There is significant controversy related to the classification and assessment of the status of the medial longitudinal arch (MLA). Measurement techniques vary and issues of validity and reliability of these techniques are questioned. No universally agreed measure exists. This problem is compounded in childhood with growth and the presence of abnormal influences on development. This study utilised two measures, the vertical height of the navicular (NH) and the Arch Index ratio (AI), a footprint technique, to explore the development of the MLA in children between the ages of five years and six months and ten years and eleven months. Four specific studies considered various aspects of the MLA.
Study 1 investigated the issues of reliability and validity of the NH and AI measures as well as the influence of age, gender, limb preference, and body weight in 272 "normally" developing children. NH (intra-rater ICC =
.92; inter-rater ICC = .77) and AI (infra-rater ICC = .96; inter-rater ICC = .84) techniques are reliable measures of the MLA. The relationship between the measures of NH and AI was found to be low to moderate (Pearson's r = -0.46) and thus the NH, which is a direct bony measure of the MLA, would appear to be the more appropriate technique. NH may also prove to be a more universal measure for the paediatric population given that there is no significant difference in NH between gender; NH is not affected by body weight; and NH is more discriminating regarding differences relating to age (p <.0001).
The AI should not be discounted in assessment of the MLA as measures for children over eight years were consistent with findings of previous adult studies, however the AI measures were influenced by gender (p = .02).
The difference (p < .0001) between left and right feet for both measures NH (1.94 mm) and AI (.03) is considered
not clinically significant given the small differences obtained in the measurements. Use of a quartile distribution model for classification of the MLA height is recommended for both NH and AI measures.
Study 2 found that weight distribution on limbs in "typical" stance in normally developing children (n = 19) is asymmetrical (p < .0001; mean difference 1.88 kg) and that extremes of variation in weight distribution on limbs influence the measures of NH (p = .001) and AI (p < .0001).
Study 3 found that the weight distribution on limbs in "typical" stance in children with mild to moderate spastic cerebral palsy (n = 31) is asymmetrical (p < .0001; mean difference 2.5 kg).
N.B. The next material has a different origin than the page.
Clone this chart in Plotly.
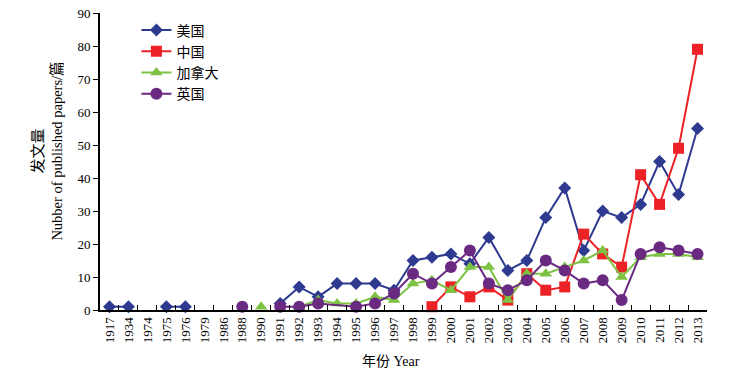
import plotly.graph_objects as go

categories = ["1917", "1934", "1974", "1975", "1976", "1979", "1986", "1988", "1990",
              "1991", "1992", "1993", "1994", "1995", "1996", "1997", "1998", "1999",
              "2000", "2001", "2002", "2003", "2004", "2005", "2006", "2007", "2008",
              "2009", "2010", "2011", "2012", "2013"]

# None = break in the line
usa_years = ["1917", "1934", "1974", "1975", "1976", "1979",
             "1991", "1992", "1993", "1994", "1995", "1996", "1997", "1998", "1999",
             "2000", "2001", "2002", "2003", "2004", "2005", "2006", "2007", "2008",
             "2009", "2010", "2011", "2012", "2013"]
usa_vals = [1, 1, None, 1, 1, None,
            2, 7, 4, 8, 8, 8, 6, 15, 16,
            17, 14, 22, 12, 15, 28, 37, 18, 30,
            28, 32, 45, 35, 55]

china_years = ["1999", "2000", "2001", "2002", "2003", "2004", "2005", "2006", "2007",
               "2008", "2009", "2010", "2011", "2012", "2013"]
china_vals = [1, 7, 4, 7, 3, 11, 6, 7, 23, 17, 13, 41, 32, 49, 79]

canada_years = ["1990", "1991", "1992", "1993", "1994", "1995", "1996", "1997", "1998",
                "1999", "2000", "2001", "2002", "2003", "2004", "2005", "2006", "2007",
                "2008", "2009", "2010", "2011", "2012", "2013"]
canada_vals = [1, None, 1, 3, 2, 2, 4, 3, 8,
               9, 6, 13, 13, 3, 11, 11, 13, 15,
               18, 10, 16, 17, 17, 16]

uk_years = ["1988", "1990", "1991", "1992", "1993", "1995", "1996", "1997", "1998",
            "1999", "2000", "2001", "2002", "2003", "2004", "2005", "2006", "2007",
            "2008", "2009", "2010", "2011", "2012", "2013"]
uk_vals = [1, None, 1, 1, 2, 1, 2, 5, 11,
           8, 13, 18, 8, 6, 9, 15, 12, 8,
           9, 3, 17, 19, 18, 17]

series = [
    ("美国", usa_years, usa_vals, "#2E3A8F", "diamond", 10),
    ("中国", china_years, china_vals, "#EC2227", "square", 11),
    ("加拿大", canada_years, canada_vals, "#7DC243", "triangle-up", 11),
    ("英国", uk_years, uk_vals, "#6A2A82", "circle", 12),
]

FONT = "Liberation Serif, Times New Roman, Noto Sans CJK SC, serif"

fig = go.Figure()
for name, xs, ys, color, symbol, size in series:
    fig.add_trace(go.Scatter(
        x=xs, y=ys, name=name, mode="lines+markers",
        connectgaps=False,
        line=dict(color=color, width=2),
        marker=dict(symbol=symbol, size=size, color=color, line=dict(width=0)),
        cliponaxis=False,
    ))

fig.update_layout(
    width=746, height=376,
    autosize=False,
    margin=dict(l=100, r=39, t=13, b=66, autoexpand=False),
    paper_bgcolor="white", plot_bgcolor="white",
    font=dict(family=FONT, size=13, color="black"),
    showlegend=True,
    legend=dict(x=0.06, y=0.995, xanchor="left", yanchor="top",
                bgcolor="rgba(0,0,0,0)", font=dict(size=14, family="Noto Sans CJK SC"),
                tracegroupgap=0, itemwidth=30),
    xaxis=dict(
        type="category", categoryorder="array", categoryarray=categories,
        range=[-0.5, len(categories) - 0.5],
        showline=True, linecolor="black", linewidth=2,
        ticks="inside", tickson="boundaries", ticklen=5, tickcolor="black", tickwidth=1,
        tickangle=-90, tickfont=dict(size=13, family=FONT),
        showgrid=False, zeroline=False, automargin=False,
    ),
    yaxis=dict(
        range=[0, 90], dtick=10, tick0=0,
        showline=True, linecolor="black", linewidth=2,
        ticks="outside", ticklen=5, tickcolor="black", tickwidth=1,
        tickfont=dict(size=13, family=FONT),
        showgrid=False, zeroline=False, automargin=False,
    ),
    annotations=[
        dict(text="<span style='font-size:15px'>发文量</span><br>Nubber of published papers/篇",
             textangle=-90,
             xref="paper", yref="paper", x=(47.5 - 100) / 607, y=0.535,
             xanchor="center", yanchor="middle", showarrow=False,
             font=dict(size=14.5, family=FONT)),
        dict(text="年份 Year", xref="paper", yref="paper",
             x=(391 - 100) / 607, y=-(361 - 310) / 297,
             xanchor="center", yanchor="middle", showarrow=False,
             font=dict(size=14, family=FONT)),
    ],
)

fig.write_html("out.html", config={"displayModeBar": False},
               post_script="document.body.style.margin='0';")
The study also explored the influence of topographical classification, skills/stance preference, presence of leg length inequality, gestational age at birth, and age of attainment of walking age on the NH and AI
measures. Children with hemiplegia did not statistically differ in the measures of NH and AI compared to children with diplegia/quadriplegia. Skills/stance preference of limbs, leg length inequality less than two centimetres, gestational age at birth, and age of attainment of functional walking did not influence the measures of NH and AI in children with mild to moderate spastic CP
Study 4 compared data related to NH and AI of normally developing children with data of children with mild to moderate spastic CP Children aged five years six months to ten years four months with mild to moderate spastic hemiplegia differ significantly in measures of NH (p = .0004) when compared to non-impaired children of the same age. Children with mild to moderate spastic diplegia/quadriplegia statistically differ in both NH (p = .0015) and AI (p = .002) measures when compared to non-impaired children.
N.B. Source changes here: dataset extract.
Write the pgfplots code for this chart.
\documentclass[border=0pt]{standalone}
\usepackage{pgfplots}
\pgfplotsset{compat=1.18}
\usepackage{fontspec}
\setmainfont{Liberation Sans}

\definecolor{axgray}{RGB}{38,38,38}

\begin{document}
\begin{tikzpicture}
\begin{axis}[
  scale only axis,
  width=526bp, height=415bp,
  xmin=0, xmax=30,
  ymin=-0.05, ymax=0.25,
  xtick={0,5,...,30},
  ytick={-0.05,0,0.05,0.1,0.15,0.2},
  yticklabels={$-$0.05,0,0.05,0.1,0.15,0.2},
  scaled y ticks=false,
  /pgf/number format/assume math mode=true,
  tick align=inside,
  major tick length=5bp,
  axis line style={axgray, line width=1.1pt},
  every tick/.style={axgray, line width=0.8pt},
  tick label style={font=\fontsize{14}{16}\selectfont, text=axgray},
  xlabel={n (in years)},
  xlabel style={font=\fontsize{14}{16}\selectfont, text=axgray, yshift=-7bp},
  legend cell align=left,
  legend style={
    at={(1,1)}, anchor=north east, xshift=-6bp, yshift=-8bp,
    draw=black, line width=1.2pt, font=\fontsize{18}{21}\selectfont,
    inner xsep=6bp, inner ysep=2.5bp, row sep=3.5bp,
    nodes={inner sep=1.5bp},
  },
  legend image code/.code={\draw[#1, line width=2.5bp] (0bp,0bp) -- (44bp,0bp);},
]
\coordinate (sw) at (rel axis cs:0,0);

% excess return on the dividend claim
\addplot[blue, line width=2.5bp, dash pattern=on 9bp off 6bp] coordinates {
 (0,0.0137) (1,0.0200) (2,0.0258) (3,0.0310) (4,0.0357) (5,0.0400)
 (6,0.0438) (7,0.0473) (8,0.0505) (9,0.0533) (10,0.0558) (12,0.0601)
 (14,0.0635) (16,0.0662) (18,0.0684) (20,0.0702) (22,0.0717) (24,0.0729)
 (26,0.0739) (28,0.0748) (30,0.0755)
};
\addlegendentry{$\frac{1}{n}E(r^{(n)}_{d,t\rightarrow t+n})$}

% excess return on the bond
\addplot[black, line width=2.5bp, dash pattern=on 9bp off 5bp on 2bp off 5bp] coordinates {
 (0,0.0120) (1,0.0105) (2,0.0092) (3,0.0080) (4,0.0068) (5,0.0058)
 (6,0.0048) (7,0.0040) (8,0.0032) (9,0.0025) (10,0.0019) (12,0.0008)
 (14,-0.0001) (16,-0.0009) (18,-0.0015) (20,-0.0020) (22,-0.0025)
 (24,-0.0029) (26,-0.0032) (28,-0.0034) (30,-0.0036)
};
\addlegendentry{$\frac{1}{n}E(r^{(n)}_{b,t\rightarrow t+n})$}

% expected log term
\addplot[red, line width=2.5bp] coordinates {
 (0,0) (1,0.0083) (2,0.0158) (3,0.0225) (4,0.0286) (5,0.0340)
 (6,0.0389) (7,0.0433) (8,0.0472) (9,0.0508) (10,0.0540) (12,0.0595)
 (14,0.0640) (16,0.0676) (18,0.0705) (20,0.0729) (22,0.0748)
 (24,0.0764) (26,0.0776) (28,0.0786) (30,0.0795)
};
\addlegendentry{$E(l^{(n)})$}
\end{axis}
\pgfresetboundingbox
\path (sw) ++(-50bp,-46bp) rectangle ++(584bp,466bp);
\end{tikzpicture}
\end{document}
This study indicates that children with CP (n = 31)
had NH measures (58%) and AI measures (61%) outside the normal range. The trend for a low arched posture was identified in children with diplegia/quadriplegia and a trend for a high arched posture was identified in the "involved" limb in subjects with hemiplegia.
These studies established baseline data and a profile of the MLA in children. Against this baseline future measurements of children can be compared to establish the normality of the arch or to determine the need for intervention and assessment of intervention outcome. This study has provided new quantitative insight into the status of the MLA in children with CP.